Exercise details: Starting with the first line of the listing, quote each line exactly until and including the one with "import * as", leaving pictures out.

* * *

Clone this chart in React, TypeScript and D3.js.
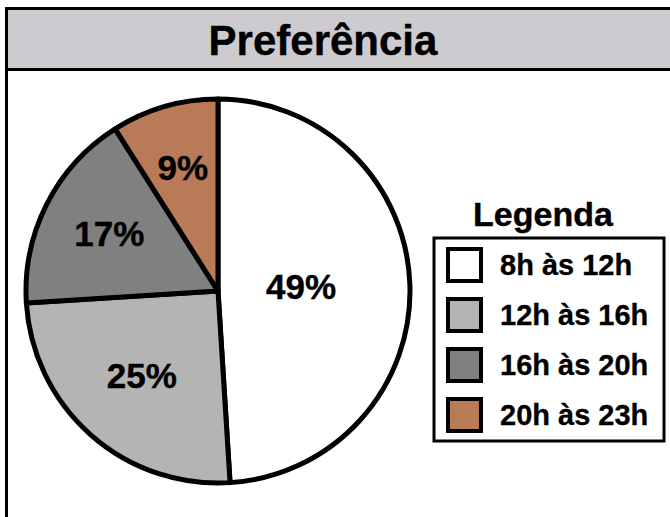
import React, { useEffect, useRef } from "react";
import * as d3 from "d3";

// slices, clockwise from 12 o'clock
const categories = ["8h às 12h", "12h às 16h", "16h às 20h", "20h às 23h"];
const percentages = [49, 25, 17, 9];
const sliceColors = ["#ffffff", "#b4b4b4", "#808080", "#b97a57"];
const title = "Preferência";
const legendTitle = "Legenda";

function App() {
  const svgRef = useRef<SVGSVGElement>(null);

  useEffect(() => {
    const width = 670;
    const height = 517;
    const font = "'Liberation Sans', Arial, sans-serif";

    const svg = d3.select(svgRef.current);
    svg.selectAll("*").remove();
    svg.attr("width", width).attr("height", height);

    // frame + title bar (the box runs past the right and bottom edges)
    svg
      .append("rect")
      .attr("x", 6.5)
      .attr("y", 8.5)
      .attr("width", 720)
      .attr("height", 600)
      .attr("fill", "#ffffff")
      .attr("stroke", "#000")
      .attr("stroke-width", 3);

    svg
      .append("rect")
      .attr("x", 6.5)
      .attr("y", 8.5)
      .attr("width", 720)
      .attr("height", 61)
      .attr("fill", "#cdcbd0")
      .attr("stroke", "#000")
      .attr("stroke-width", 3);

    svg
      .append("text")
      .attr("x", 323)
      .attr("y", 55)
      .attr("text-anchor", "middle")
      .attr("font-family", font)
      .attr("font-weight", "bold")
      .attr("font-size", 42)
      .attr("stroke", "#000")
      .attr("stroke-width", 0.4)
      .text(title);

    // pie
    const cx = 218;
    const cy = 291;
    const radius = 192;

    const pie = d3
      .pie<number>()
      .sort(null)
      .value((d) => d);
    const arcs = pie(percentages);

    const arc = d3.arc<d3.PieArcDatum<number>>().innerRadius(0).outerRadius(radius);

    // label sits on the area centroid of each sector
    const labelPos = (d: d3.PieArcDatum<number>) => {
      const theta = d.endAngle - d.startAngle;
      const mid = (d.startAngle + d.endAngle) / 2;
      const dist = (4 * radius * Math.sin(theta / 2)) / (3 * theta);
      return [dist * Math.sin(mid), -dist * Math.cos(mid)];
    };

    const g = svg.append("g").attr("transform", `translate(${cx} ${cy})`);

    g.selectAll("path")
      .data(arcs)
      .join("path")
      .attr("d", arc)
      .attr("fill", (_, i) => sliceColors[i])
      .attr("stroke", "#000")
      .attr("stroke-width", 5)
      .attr("stroke-linejoin", "round");

    g.selectAll("text")
      .data(arcs)
      .join("text")
      .attr("transform", (d) => `translate(${labelPos(d)})`)
      .attr("text-anchor", "middle")
      .attr("dy", "0.3em")
      .attr("font-family", font)
      .attr("font-weight", "bold")
      .attr("font-size", 35)
      .attr("stroke", "#000")
      .attr("stroke-width", 0.4)
      .text((d) => `${d.data}%`);

    // legend
    const legendX = 434;
    const legendY = 238;
    const legendW = 230;
    const legendH = 203;
    const rowY = d3
      .scaleBand<string>()
      .domain(categories)
      .range([249, 431])
      .paddingInner(0.36)
      .paddingOuter(0);

    svg
      .append("text")
      .attr("x", 543)
      .attr("y", 226)
      .attr("text-anchor", "middle")
      .attr("font-family", font)
      .attr("font-weight", "bold")
      .attr("font-size", 34)
      .attr("stroke", "#000")
      .attr("stroke-width", 0.4)
      .text(legendTitle);

    svg
      .append("rect")
      .attr("x", legendX)
      .attr("y", legendY)
      .attr("width", legendW)
      .attr("height", legendH)
      .attr("fill", "#fff")
      .attr("stroke", "#000")
      .attr("stroke-width", 3);

    const rows = svg
      .append("g")
      .selectAll("g")
      .data(categories)
      .join("g")
      .attr("transform", (d) => `translate(${legendX + 14} ${rowY(d)})`);

    rows
      .append("rect")
      .attr("x", 0)
      .attr("y", 0)
      .attr("width", 33)
      .attr("height", rowY.bandwidth())
      .attr("fill", (_, i) => sliceColors[i])
      .attr("stroke", "#000")
      .attr("stroke-width", 4);

    rows
      .append("text")
      .attr("x", 52)
      .attr("y", rowY.bandwidth() / 2)
      .attr("dy", "0.36em")
      .attr("font-family", font)
      .attr("font-weight", "bold")
      .attr("font-size", 29)
      .attr("stroke", "#000")
      .attr("stroke-width", 0.3)
      .text((d) => d);
  }, []);

  return (
    <svg
      ref={svgRef}
      style={{ position: "absolute", left: 0, top: 0, display: "block" }}
    />
  );
}

export default App;
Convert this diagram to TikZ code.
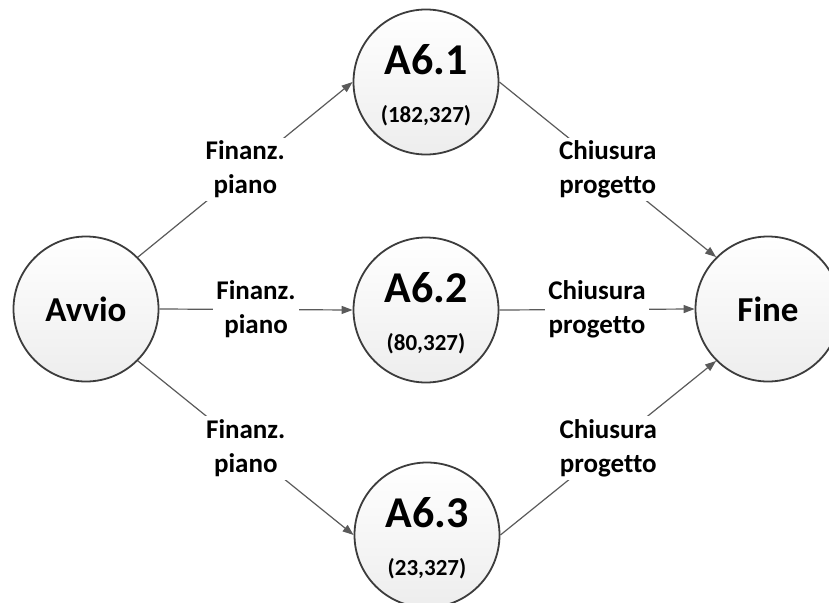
\documentclass[tikz,border=0pt]{standalone}
\usepackage{fontspec}
\setmainfont[Ligatures=NoCommon]{Carlito}
\usetikzlibrary{arrows.meta}
\definecolor{edgegray}{HTML}{5A5A5A}
\definecolor{rimgray}{HTML}{3C3C3C}
\tikzset{
  stage/.style={circle, draw=rimgray, line width=1.8pt, minimum size=145pt, inner sep=0pt,
    top color=white, bottom color=black!7, shading angle=0},
  bigtxt/.style={font=\bfseries\fontsize{44}{44}\selectfont, inner sep=0pt},
  midtxt/.style={font=\bfseries\fontsize{35}{35}\selectfont, inner sep=0pt},
  smalltxt/.style={font=\bfseries\fontsize{23}{23}\selectfont, inner sep=0pt},
  lbl/.style={fill=white, align=center, inner sep=3pt, font=\bfseries\fontsize{27}{34}\selectfont},
  conn/.style={draw=edgegray, line width=1.2pt, -{Triangle[length=11pt,width=8pt]}},
}
\begin{document}
\begin{tikzpicture}[x=1pt,y=-1pt]
\useasboundingbox (0,0) rectangle (829,602);
\node[stage] (avvio) at (86,309) {};
\node[midtxt] (tavvio) at (avvio.center) {Avvio};
\node[stage] (a1) at (426,82) {};
\node[stage] (a2) at (426,310) {};
\node[stage] (a3) at (427,535) {};
\node[stage] (fine) at (768,309) {};
\node[midtxt] (tfine) at (fine.center) {Fine};
\node[bigtxt] (ta1) at ([yshift=22pt]a1.center) {A6.1};
\node[smalltxt] (sa1) at ([yshift=-34pt]a1.center) {(182,327)};
\node[bigtxt] (ta2) at ([yshift=22pt]a2.center) {A6.2};
\node[smalltxt] (sa2) at ([yshift=-34pt]a2.center) {(80,327)};
\node[bigtxt] (ta3) at ([yshift=22pt]a3.center) {A6.3};
\node[smalltxt] (sa3) at ([yshift=-34pt]a3.center) {(23,327)};
\draw[conn] (avvio.45) -- node[lbl] {Finanz.\\piano} (a1.west);
\draw[conn] (avvio.east) -- node[lbl] {Finanz.\\piano} (a2.west);
\draw[conn] (avvio.-45) -- node[lbl] {Finanz.\\piano} (a3.west);
\draw[conn] (a1.east) -- node[lbl] {Chiusura\\progetto} (fine.135);
\draw[conn] (a2.east) -- node[lbl] {Chiusura\\progetto} (fine.west);
\draw[conn] (a3.east) -- node[lbl] {Chiusura\\progetto} (fine.-135);
\end{tikzpicture}
\end{document}
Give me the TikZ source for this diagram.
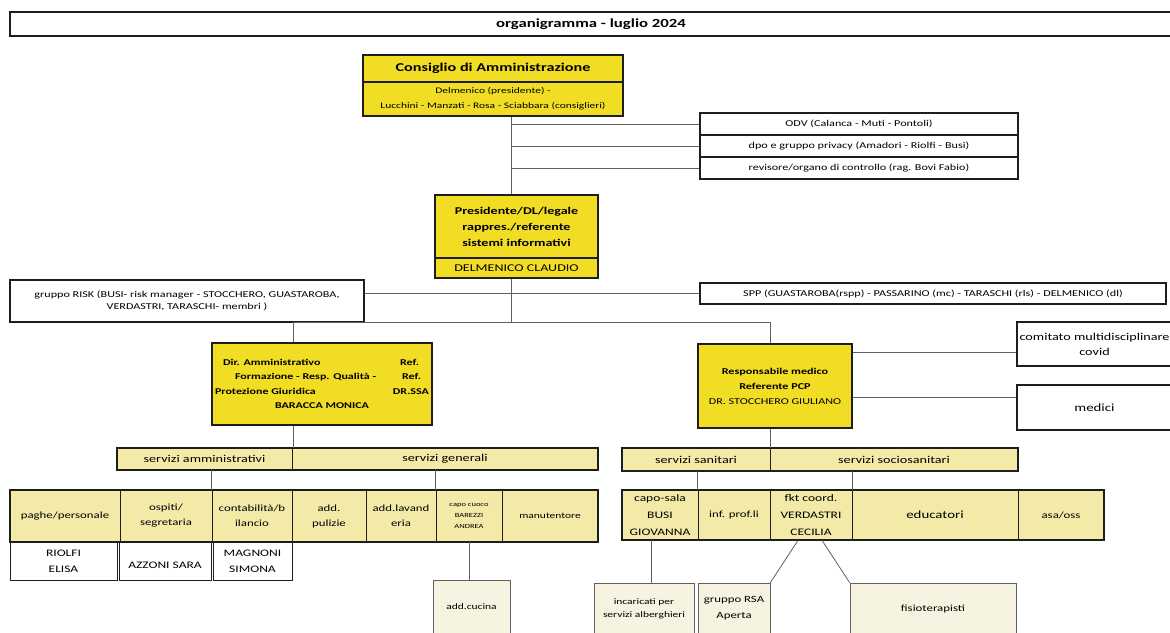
\documentclass[tikz,border=0pt]{standalone}
\usepackage{fontspec}
\setmainfont{Carlito}[FakeStretch=1.35]
\usepackage{tikz}
\definecolor{giallo}{RGB}{241,221,36}
\definecolor{paglia}{RGB}{243,234,168}
\definecolor{crema}{RGB}{246,244,224}
\definecolor{bordo}{RGB}{30,30,30}
\definecolor{grigio}{RGB}{95,95,95}
\tikzstyle{ybox} = [draw=bordo, fill=giallo, line width=1.8pt, inner sep=1pt, align=center]
\tikzstyle{wbox} = [draw=bordo, fill=white, line width=1.6pt, inner sep=1pt, align=center]
\tikzstyle{unit} = [draw=bordo, fill=paglia, line width=0.7pt, inner sep=1pt, align=center,
    font=\fontsize{9.5}{15}\selectfont]
\tikzstyle{person} = [draw=bordo, fill=white, line width=1pt, inner sep=1pt, align=center,
    font=\fontsize{10}{16}\selectfont]
\tikzstyle{leaf} = [draw=grigio, fill=crema, line width=0.7pt, inner sep=1pt, align=center,
    font=\fontsize{9.5}{15}\selectfont]
\tikzstyle{outer} = [draw=bordo, line width=2pt]
\tikzstyle{wire} = [draw=grigio, line width=0.8pt]
\tikzset{wh/.style 2 args={minimum width=#1pt, minimum height=#2pt}}

\begin{document}
\begin{tikzpicture}[x=1pt, y=-1pt]
    \useasboundingbox (0,0) rectangle (1170,632);
    % We start with the title and the top blocks
    \node [wbox, wh={1162}{24}, line width=2.2pt, font=\bfseries\fontsize{12.4}{13}\selectfont] (titolo) at (591,24) {organigramma - luglio 2024};
    \node [ybox, wh={260}{27}, font=\bfseries\fontsize{12}{13}\selectfont] (cda) at (493,68.5) {Consiglio di Amministrazione};
    \node [ybox, wh={260}{34}, font=\fontsize{8.5}{15}\selectfont] (cdanomi) at (493,99) {Delmenico (presidente) -\\Lucchini - Manzati - Rosa - Sciabbara (consiglieri)};
    \node [wbox, wh={318}{22}, font=\fontsize{9}{10}\selectfont] (odv) at (859,124) {ODV (Calanca - Muti - Pontoli)};
    \node [wbox, wh={318}{22}, font=\fontsize{9}{10}\selectfont] (dpo) at (859,146) {dpo e gruppo privacy (Amadori - Riolfi - Busi)};
    \node [wbox, wh={318}{22}, font=\fontsize{9}{10}\selectfont] (revisore) at (859,168) {revisore/organo di controllo (rag. Bovi Fabio)};
    \node [ybox, wh={163}{63}, font=\bfseries\fontsize{10.4}{16}\selectfont] (pres) at (516.5,226.5) {Presidente/DL/legale\\rappres./referente\\sistemi informativi};
    \node [ybox, wh={163}{20}, font=\fontsize{10.4}{11}\selectfont] (presnome) at (516.5,268) {DELMENICO CLAUDIO};
    \node [wbox, wh={354}{42}, font=\fontsize{9}{12}\selectfont] (risk) at (187,301) {gruppo RISK (BUSI- risk manager - STOCCHERO, GUASTAROBA,\\VERDASTRI, TARASCHI- membri )};
    \node [wbox, wh={466}{21}, font=\fontsize{9}{10}\selectfont] (spp) at (933,293.5) {SPP (GUASTAROBA(rspp) - PASSARINO (mc) - TARASCHI (rls) - DELMENICO (dl)};
    % the two directions
    \node [ybox, wh={220}{82}, font=\bfseries\fontsize{8.9}{14.5}\selectfont] (amm) at (322,384) {\makebox[214pt]{\hspace{8pt}Dir. Amministrativo\hfill Ref.\hspace{10pt}}\\\makebox[214pt]{\hspace{20pt}Formazione - Resp. Qualità -\hfill Ref.\hspace{8pt}}\\\makebox[214pt]{Protezione Giuridica\hfill DR.SSA}\\\makebox[214pt]{BARACCA MONICA}};
    \node [ybox, wh={154}{84}, font=\bfseries\fontsize{9}{15}\selectfont] (med) at (775,386) {Responsabile medico\\Referente PCP\\\mdseries DR. STOCCHERO GIULIANO};
    \node [wbox, wh={155}{44}, font=\fontsize{10.5}{15}\selectfont] (covid) at (1094.5,344) {comitato multidisciplinare\\covid};
    \node [wbox, wh={155}{45}, font=\fontsize{11}{12}\selectfont] (medici) at (1094.5,407.5) {medici};
    % services
    \node [unit, wh={175}{22}, font=\fontsize{10.5}{11}\selectfont] (samm) at (204.5,459) {servizi amministrativi};
    \node [unit, wh={306}{22}, font=\fontsize{10.5}{11}\selectfont] (sgen) at (445,459) {servizi generali};
    \draw [outer] (samm.north west) rectangle (sgen.south east);
    \node [unit, wh={148}{23}, font=\fontsize{10.5}{11}\selectfont] (ssan) at (696,459.5) {servizi sanitari};
    \node [unit, wh={248}{23}, font=\fontsize{10.5}{11}\selectfont] (ssoc) at (894,459.5) {servizi sociosanitari};
    \draw [outer] (ssan.north west) rectangle (ssoc.south east);
    % offices, left
    \node [unit, wh={110}{52}] (paghe) at (65,516) {paghe/personale};
    \node [unit, wh={92}{52}] (ospiti) at (166,516) {ospiti/\\segretaria};
    \node [unit, wh={80}{52}] (conta) at (252,516) {contabilità/b\\ilancio};
    \node [unit, wh={74}{52}] (pulizie) at (329,516) {add.\\pulizie};
    \node [unit, wh={70}{52}] (lavanderia) at (401,516) {add.lavand\\eria};
    \node [unit, wh={66}{52}, font=\fontsize{6.3}{11}\selectfont] (cuoco) at (469,516) {capo cuoco\\BAREZZI\\ANDREA};
    \node [unit, wh={96}{52}, font=\fontsize{8.5}{15}\selectfont] (manut) at (550,516) {manutentore};
    \draw [outer] (paghe.north west) rectangle (manut.south east);
    \node [person, wh={107}{38}] (riolfi) at (63.5,561) {RIOLFI\\ELISA};
    \node [person, wh={92}{38}] (azzoni) at (165,561) {\mbox{}\\AZZONI SARA};
    \node [person, wh={79}{38}] (magnoni) at (252.5,561) {MAGNONI\\SIMONA};
    \node [leaf, wh={77}{54}, font=\fontsize{8.5}{9}\selectfont] (cucina) at (471.5,607) {add.cucina};
    % offices, right
    \node [unit, wh={76}{50}, font=\fontsize{10}{17}\selectfont] (caposala) at (660,515) {capo-sala\\BUSI\\GIOVANNA};
    \node [unit, wh={72}{50}] (infermieri) at (734,515) {inf. prof.li};
    \node [unit, wh={82}{50}, font=\fontsize{10}{17}\selectfont] (fkt) at (811,515) {fkt coord.\\VERDASTRI\\CECILIA};
    \node [unit, wh={166}{50}, font=\fontsize{11}{12}\selectfont] (educatori) at (935,515) {educatori};
    \node [unit, wh={86}{50}] (asa) at (1061,515) {asa/oss};
    \draw [outer] (caposala.north west) rectangle (asa.south east);
    \node [leaf, wh={100}{51}, font=\fontsize{8.5}{13}\selectfont] (incaricati) at (644,608.5) {incaricati per\\servizi alberghieri};
    \node [leaf, wh={72}{51}, font=\fontsize{9.5}{16}\selectfont] (rsa) at (734,608.5) {gruppo RSA\\Aperta};
    \node [leaf, wh={166}{51}] (fisio) at (933,608.5) {fisioterapisti};
    % We draw the connectors
    \coordinate (asse) at (511,0);
    \coordinate (nodo) at (511,322);
    \coordinate (ramosx) at (293,322);
    \coordinate (ramodx) at (770,322);
    \draw [wire] (cdanomi.south -| asse) -- (pres.north -| asse);
    \draw [wire] (asse |- odv.west) -- (odv.west);
    \draw [wire] (asse |- dpo.west) -- (dpo.west);
    \draw [wire] (asse |- revisore.west) -- (revisore.west);
    \draw [wire] (risk.east |- spp.west) -- (spp.west);
    \draw [wire] (presnome.south -| asse) -- (nodo);
    \draw [wire] (ramosx |- amm.north) -- (ramosx) -- (ramodx) -- (ramodx |- med.north);
    \coordinate (c1) at ([yshift=-8pt]covid.west);
    \coordinate (c2) at ([yshift=10pt]medici.west);
    \draw [wire] (c1) -- (c1 -| med.east);
    \draw [wire] (c2) -- (c2 -| med.east);
    \draw [wire] (ramosx |- amm.south) -- (ramosx |- samm.north);
    \draw [wire] (ramodx |- med.south) -- (ramodx |- ssan.north);
    \draw [wire] (conta.north west |- samm.south) -- (conta.north west);
    \draw [wire] (cuoco.north west |- sgen.south) -- (cuoco.north west);
    \draw [wire] (cuoco.south) -- (cuoco.south |- cucina.north);
    \draw [wire] (infermieri.north west |- ssan.south) -- (infermieri.north west);
    \draw [wire] (fkt.north east |- ssoc.south) -- (fkt.north east);
    \coordinate (cs) at ([xshift=-9pt]caposala.south);
    \draw [wire] (cs) -- (cs |- incaricati.north);
    \draw [wire] ([xshift=-13pt]fkt.south) -- (rsa.north east);
    \draw [wire] ([xshift=11pt]fkt.south) -- (fisio.north west);
\end{tikzpicture}
\end{document}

* * *

Finished answer:
Clone this chart in React, TypeScript and D3.js.
import React, { useEffect, useRef } from "react";
import * as d3 from "d3";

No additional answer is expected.